> _Exercise instructions_:
In the listing below, find every line with the string "this" and pull it out.

> _Items_:
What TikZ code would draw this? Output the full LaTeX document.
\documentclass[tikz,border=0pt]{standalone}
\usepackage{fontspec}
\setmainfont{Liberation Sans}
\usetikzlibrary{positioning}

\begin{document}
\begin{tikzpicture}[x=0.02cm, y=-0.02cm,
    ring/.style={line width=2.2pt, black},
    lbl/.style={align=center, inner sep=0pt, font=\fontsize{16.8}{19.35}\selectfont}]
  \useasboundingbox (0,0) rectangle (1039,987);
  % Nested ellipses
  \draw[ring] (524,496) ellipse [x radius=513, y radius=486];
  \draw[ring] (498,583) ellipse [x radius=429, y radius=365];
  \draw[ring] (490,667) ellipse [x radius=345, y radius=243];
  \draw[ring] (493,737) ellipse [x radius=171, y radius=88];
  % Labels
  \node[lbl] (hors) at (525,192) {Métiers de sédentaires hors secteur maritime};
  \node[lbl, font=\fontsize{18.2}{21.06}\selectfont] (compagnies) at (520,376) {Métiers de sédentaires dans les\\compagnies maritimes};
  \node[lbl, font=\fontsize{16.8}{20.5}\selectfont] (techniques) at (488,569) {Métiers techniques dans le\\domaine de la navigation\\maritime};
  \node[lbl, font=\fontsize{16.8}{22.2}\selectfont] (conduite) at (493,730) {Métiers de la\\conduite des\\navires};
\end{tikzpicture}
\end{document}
---
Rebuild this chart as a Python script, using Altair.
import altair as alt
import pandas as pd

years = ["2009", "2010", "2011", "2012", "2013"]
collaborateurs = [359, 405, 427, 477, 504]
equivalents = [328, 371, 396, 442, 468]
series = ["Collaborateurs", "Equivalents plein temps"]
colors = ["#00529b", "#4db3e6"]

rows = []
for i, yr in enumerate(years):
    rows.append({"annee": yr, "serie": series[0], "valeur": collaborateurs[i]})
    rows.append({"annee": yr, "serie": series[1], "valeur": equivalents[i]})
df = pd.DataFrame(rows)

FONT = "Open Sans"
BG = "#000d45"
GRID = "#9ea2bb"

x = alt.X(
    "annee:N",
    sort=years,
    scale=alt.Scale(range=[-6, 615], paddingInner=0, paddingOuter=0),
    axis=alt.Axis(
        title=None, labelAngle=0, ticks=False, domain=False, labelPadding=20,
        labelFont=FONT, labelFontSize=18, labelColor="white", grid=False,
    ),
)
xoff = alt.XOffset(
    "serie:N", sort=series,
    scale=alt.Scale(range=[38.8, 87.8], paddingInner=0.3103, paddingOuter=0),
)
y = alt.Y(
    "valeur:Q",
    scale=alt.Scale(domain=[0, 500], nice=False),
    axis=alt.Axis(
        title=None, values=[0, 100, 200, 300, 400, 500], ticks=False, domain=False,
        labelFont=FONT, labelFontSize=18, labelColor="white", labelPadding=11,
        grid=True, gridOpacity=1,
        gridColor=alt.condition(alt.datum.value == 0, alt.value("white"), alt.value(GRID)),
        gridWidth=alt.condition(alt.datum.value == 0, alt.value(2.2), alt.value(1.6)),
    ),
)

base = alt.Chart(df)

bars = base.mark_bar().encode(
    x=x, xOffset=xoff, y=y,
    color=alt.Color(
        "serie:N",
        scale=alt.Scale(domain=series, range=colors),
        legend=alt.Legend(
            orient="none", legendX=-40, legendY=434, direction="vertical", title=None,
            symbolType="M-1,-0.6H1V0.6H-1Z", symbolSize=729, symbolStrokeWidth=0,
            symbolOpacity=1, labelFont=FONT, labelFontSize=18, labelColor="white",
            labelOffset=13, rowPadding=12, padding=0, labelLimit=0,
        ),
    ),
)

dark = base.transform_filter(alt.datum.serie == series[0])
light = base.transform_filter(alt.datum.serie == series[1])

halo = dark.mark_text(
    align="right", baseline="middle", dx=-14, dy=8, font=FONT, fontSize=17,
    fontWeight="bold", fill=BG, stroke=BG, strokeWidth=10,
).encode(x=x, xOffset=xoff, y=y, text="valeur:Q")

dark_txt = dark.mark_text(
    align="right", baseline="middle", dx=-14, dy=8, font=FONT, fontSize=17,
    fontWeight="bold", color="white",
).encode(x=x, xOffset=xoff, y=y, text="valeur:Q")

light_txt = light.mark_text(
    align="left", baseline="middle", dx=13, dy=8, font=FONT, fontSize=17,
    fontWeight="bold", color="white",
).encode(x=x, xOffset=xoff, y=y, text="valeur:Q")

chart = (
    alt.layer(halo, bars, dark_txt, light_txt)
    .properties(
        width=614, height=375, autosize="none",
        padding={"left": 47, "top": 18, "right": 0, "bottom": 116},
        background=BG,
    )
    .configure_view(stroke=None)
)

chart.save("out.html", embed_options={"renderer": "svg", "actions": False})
---
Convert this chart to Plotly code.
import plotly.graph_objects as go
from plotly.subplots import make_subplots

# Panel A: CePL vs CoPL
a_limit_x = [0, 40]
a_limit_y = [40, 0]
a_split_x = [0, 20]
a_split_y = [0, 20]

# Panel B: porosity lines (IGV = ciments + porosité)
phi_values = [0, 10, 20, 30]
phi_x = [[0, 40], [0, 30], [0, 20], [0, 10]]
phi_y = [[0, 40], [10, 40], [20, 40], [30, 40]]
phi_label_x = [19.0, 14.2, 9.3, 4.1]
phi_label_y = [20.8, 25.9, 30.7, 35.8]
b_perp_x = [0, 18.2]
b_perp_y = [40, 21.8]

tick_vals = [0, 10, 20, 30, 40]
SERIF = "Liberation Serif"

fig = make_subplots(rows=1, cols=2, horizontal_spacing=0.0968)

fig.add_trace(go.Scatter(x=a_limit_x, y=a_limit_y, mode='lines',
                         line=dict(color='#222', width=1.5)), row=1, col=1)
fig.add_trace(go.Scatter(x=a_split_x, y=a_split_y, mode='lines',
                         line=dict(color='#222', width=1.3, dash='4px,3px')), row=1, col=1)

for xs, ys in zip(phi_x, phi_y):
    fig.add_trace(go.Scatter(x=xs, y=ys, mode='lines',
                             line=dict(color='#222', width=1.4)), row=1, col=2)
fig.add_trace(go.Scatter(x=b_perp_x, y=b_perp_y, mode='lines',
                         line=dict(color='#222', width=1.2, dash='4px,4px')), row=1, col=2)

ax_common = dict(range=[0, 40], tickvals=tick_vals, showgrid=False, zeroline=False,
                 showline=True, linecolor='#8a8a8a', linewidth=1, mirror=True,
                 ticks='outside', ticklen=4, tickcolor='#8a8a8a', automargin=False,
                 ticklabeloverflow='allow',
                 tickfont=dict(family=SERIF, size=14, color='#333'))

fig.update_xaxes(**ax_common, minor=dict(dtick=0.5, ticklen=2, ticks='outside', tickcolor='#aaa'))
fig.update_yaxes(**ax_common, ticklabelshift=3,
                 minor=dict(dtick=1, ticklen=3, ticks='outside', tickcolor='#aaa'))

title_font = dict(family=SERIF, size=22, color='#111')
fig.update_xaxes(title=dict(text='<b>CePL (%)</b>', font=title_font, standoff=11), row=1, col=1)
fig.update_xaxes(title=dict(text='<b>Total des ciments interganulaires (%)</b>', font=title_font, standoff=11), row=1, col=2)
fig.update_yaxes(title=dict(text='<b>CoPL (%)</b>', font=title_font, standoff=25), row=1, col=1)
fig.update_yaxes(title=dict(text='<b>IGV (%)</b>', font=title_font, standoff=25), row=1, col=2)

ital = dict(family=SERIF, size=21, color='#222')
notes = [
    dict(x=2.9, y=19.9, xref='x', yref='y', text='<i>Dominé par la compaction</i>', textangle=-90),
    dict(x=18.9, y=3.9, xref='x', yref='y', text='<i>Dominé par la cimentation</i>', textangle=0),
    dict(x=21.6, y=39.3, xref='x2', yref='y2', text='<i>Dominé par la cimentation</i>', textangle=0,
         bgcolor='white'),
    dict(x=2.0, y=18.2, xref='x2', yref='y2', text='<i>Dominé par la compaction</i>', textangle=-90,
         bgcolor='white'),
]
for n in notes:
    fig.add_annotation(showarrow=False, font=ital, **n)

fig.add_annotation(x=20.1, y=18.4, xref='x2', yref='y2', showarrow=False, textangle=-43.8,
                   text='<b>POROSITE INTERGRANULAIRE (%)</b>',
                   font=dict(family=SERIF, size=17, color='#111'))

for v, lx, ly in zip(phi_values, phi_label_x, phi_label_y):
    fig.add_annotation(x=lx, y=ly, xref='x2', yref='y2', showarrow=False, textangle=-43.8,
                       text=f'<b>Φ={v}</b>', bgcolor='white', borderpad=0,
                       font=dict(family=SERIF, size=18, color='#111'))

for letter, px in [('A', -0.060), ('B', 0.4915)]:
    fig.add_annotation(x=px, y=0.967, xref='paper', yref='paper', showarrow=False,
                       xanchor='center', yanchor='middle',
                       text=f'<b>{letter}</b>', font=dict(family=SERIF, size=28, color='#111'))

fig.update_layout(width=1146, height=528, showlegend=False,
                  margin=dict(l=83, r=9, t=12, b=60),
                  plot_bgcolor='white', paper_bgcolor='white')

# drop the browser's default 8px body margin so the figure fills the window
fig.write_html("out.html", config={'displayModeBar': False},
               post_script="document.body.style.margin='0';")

> _Expected output_:
What TikZ code would draw this? Output the full LaTeX document.
Rebuild this chart as a Python script, using Altair.
Convert this chart to Plotly code.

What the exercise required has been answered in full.